報道写真家から

我々が信じてきた世界の姿は、本当の世界の実像なのか

タミフルをめぐる行政の不可解な動き

2006年03月22日 19時20分32秒 | ■鳥インフルエンザ
20日付けのasahi.comに次のような記事があった。

備蓄タミフル、5年で無駄? 新型インフルに使途限定http://www.asahi.com/life/update/0320/006.html

記事を要約すると。

国は、07年度末までに都道府県と国で計2100万人分のタミフルを行政備蓄する計画だが、その総額が約220億円になる見込みらしい。

この備蓄用のタミフルは、通常の治療用より安い値段で製造元のロシェ社から卸される。通常一錠約363円だが、備蓄用は約211円で販売される。

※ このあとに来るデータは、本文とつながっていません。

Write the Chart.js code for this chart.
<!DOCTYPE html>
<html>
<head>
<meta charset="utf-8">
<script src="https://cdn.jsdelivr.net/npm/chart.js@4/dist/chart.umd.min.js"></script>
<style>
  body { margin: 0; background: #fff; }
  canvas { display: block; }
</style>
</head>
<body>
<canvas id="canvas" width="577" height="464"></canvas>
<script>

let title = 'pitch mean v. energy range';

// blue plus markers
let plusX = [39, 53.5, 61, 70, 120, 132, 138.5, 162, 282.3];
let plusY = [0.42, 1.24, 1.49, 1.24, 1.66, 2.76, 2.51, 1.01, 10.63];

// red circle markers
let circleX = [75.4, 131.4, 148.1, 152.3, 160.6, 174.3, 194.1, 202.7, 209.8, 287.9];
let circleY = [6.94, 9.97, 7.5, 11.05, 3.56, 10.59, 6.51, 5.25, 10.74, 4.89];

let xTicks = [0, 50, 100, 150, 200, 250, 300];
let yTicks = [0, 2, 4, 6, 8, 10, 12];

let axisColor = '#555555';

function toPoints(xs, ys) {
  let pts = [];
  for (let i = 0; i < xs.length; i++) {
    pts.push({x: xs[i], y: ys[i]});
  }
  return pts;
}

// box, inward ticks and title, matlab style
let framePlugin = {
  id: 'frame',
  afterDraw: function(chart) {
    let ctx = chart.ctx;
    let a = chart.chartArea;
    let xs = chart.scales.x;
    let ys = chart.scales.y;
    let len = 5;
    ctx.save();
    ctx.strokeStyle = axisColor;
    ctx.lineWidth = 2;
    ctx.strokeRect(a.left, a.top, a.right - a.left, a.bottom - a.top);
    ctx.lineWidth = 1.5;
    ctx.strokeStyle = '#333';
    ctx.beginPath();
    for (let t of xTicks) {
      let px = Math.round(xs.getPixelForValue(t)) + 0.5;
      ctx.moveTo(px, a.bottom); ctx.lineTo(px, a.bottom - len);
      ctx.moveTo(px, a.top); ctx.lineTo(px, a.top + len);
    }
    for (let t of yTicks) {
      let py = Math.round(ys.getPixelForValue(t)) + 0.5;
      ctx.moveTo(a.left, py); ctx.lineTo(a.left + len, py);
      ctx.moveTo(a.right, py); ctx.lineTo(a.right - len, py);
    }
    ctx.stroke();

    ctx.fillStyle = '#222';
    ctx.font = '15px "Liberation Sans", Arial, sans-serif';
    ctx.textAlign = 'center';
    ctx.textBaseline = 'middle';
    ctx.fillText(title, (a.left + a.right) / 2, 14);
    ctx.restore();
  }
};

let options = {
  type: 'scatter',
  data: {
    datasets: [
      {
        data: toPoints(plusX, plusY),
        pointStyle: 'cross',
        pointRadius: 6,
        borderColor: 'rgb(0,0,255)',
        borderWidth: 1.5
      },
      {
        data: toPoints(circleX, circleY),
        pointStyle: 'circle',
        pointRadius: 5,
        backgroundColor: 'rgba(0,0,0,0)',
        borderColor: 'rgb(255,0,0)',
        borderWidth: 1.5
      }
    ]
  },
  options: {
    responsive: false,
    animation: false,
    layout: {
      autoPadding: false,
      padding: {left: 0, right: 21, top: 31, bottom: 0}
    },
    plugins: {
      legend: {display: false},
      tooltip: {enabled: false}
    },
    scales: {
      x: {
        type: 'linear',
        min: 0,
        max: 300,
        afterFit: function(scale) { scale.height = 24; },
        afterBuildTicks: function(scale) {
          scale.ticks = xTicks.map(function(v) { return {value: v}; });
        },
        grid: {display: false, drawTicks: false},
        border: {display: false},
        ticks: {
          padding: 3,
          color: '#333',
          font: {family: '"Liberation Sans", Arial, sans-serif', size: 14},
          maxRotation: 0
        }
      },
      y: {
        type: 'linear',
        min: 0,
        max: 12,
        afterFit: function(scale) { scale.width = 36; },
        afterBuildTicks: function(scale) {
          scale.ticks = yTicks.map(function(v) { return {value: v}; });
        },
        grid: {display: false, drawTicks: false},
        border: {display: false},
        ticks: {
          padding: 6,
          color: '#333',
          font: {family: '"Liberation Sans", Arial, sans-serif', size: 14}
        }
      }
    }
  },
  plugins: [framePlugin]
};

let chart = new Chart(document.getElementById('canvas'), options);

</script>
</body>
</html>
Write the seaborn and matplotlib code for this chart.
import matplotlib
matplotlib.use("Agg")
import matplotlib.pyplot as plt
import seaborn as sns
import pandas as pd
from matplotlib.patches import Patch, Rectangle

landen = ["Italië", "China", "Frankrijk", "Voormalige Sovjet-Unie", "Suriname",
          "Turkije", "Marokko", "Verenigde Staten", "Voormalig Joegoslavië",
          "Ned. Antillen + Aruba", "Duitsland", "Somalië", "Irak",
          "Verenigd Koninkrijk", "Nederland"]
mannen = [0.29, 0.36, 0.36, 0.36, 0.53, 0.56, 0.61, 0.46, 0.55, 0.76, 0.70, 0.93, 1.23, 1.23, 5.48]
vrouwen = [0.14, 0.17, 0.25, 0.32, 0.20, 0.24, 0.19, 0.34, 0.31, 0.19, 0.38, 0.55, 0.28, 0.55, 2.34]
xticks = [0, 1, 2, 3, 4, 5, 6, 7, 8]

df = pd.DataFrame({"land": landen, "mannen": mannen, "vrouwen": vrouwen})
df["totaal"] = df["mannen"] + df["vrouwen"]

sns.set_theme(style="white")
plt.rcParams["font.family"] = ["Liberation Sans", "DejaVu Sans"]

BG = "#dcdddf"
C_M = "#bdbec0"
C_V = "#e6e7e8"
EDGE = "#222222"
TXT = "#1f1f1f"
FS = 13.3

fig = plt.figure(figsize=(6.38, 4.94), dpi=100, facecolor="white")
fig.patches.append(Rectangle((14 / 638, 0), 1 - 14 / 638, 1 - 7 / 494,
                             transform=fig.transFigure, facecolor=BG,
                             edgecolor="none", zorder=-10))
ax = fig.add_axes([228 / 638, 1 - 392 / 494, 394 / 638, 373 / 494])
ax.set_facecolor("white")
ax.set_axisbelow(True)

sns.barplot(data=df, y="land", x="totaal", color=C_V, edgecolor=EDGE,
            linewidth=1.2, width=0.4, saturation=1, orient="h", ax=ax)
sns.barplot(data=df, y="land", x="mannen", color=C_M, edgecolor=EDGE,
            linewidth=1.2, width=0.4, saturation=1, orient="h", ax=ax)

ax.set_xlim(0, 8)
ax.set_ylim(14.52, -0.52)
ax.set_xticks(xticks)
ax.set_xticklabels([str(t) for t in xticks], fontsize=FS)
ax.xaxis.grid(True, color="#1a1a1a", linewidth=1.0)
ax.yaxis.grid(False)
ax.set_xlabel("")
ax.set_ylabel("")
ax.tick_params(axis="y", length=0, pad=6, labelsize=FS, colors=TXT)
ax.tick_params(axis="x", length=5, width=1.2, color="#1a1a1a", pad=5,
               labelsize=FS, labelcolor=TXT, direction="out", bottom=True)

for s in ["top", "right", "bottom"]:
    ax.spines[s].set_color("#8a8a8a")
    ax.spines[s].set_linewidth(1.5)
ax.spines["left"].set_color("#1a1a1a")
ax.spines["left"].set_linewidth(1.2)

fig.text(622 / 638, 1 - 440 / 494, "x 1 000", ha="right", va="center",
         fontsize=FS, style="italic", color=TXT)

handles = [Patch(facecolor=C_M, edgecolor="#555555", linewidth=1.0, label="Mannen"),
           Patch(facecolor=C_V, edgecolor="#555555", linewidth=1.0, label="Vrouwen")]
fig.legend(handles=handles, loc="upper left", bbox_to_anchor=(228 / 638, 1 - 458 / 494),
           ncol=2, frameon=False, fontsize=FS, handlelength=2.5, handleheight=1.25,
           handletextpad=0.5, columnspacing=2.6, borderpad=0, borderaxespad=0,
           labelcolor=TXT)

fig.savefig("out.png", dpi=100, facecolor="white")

しかし、この安く販売されたタミフルは、”新型インフルエンザ”が発生した時にしか使ってはいけないという条件がついている。つまり、従来のインフルエンザが流行しても使用できない。

そして、ロシェ社との取り決めで、備蓄用タミフルは5年が過ぎるとすべて廃棄処分しなければならない。つまり、新型インフルエンザが発生しなければ220億円がどぶに捨てられるということだ。

そもそも、このタミフルという薬は健常者にはほとんど意味のない薬なのだ。

タミフルは、通常のインフルエンザに対して発熱期間などを1日程度短くする薬にすぎず、発症後48時間以内に服用しなければならない。数百億円もの巨費を無駄にするかもしれない価値があるのか。もう少し冷静に考えて、予算を少しでも高齢者や子どもなどハイリスクの患者の対策に回すべきではないか。
〈母里啓子(もり・ひろこ)・元国立公衆衛生院疫学部感染症室長の話〉

上記記事より

こんな薬を備蓄する意味そのものがまったくないのだ。
では、なぜ国や地方自治体はタミフルを備蓄したいのか。

それは利権確保以外の何ものでもない。医療行政というのは、みどり十字の汚染血液製剤の事件で明らかなように、国民の命を奪う結果となっても企業の利益を優先させる。

無意味な薬剤タミフルを多量に備蓄するのも当然利権のためだ。企業の利益を確保すれば、官僚には天下りのポストが用意され、政治家には分け前がまわってくる。

タミフルでもすでに死亡例が確認されている。